What once was only a short-lived conservation craze in the media has extended into years of notorious, unforgiving dryness.

In early 2014, residents first grew alarmed when meteorologists noted that the state’s rainfall was falling concerningly short of the expected quota. It wasn’t an issue for anxious Californians to adhere to the state’s mandates of ceasing wasteful water practices, but when the drought-stricken state entered its third year of dryness, residents and officials alike grew worried that the mild conservation efforts would not suffice.

Though most Californians gladly rationed their water for the sake of the state, many anonymous water guzzlers took no part in the conservation effort, able to mask their excess usage by California’s public records laws.

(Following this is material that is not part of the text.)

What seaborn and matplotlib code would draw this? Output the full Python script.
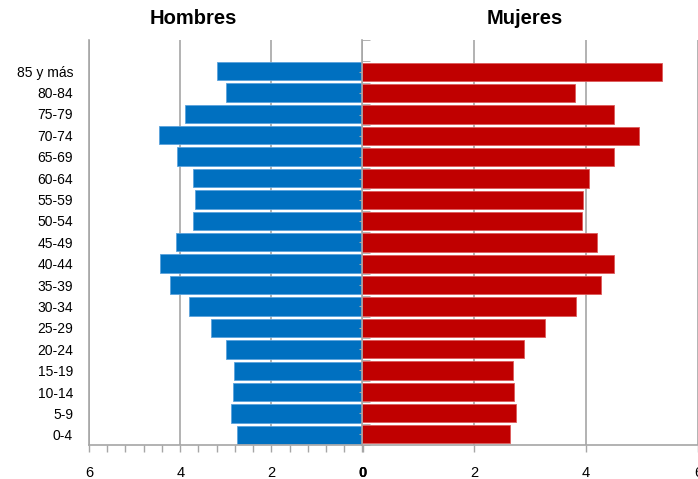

Few agencies had gone beyond state requirements to take on the responsibility of penalizing their heavy water users.

Earlier this month, however,  governor Jerry Brown took action to regulate the state’s water supply when he signed a new bill that imposes penalties on these unidentified wasteful residents in times of governor-issued emergency drought proclamations.

Jerry Hill, the State Democratic Senator who wrote the mandate, warns water-guzzling citizens that California’s public record laws will no longer guarantee protection of wasteful practices from being publicly exposed, commenting that the bill will make it easier to identify heavy users.

“Households that guzzle water—while their neighbors and most other Californians abide by mandatory reductions—will no longer be able to hide and persist in their excess,” Hill said, according to the Mercury News.

Now, law-abiding citizens who have consistently heeded to the state’s water restriction usage can finally rejoice over the new bill that requires all citizens to do their part in preserving their resources.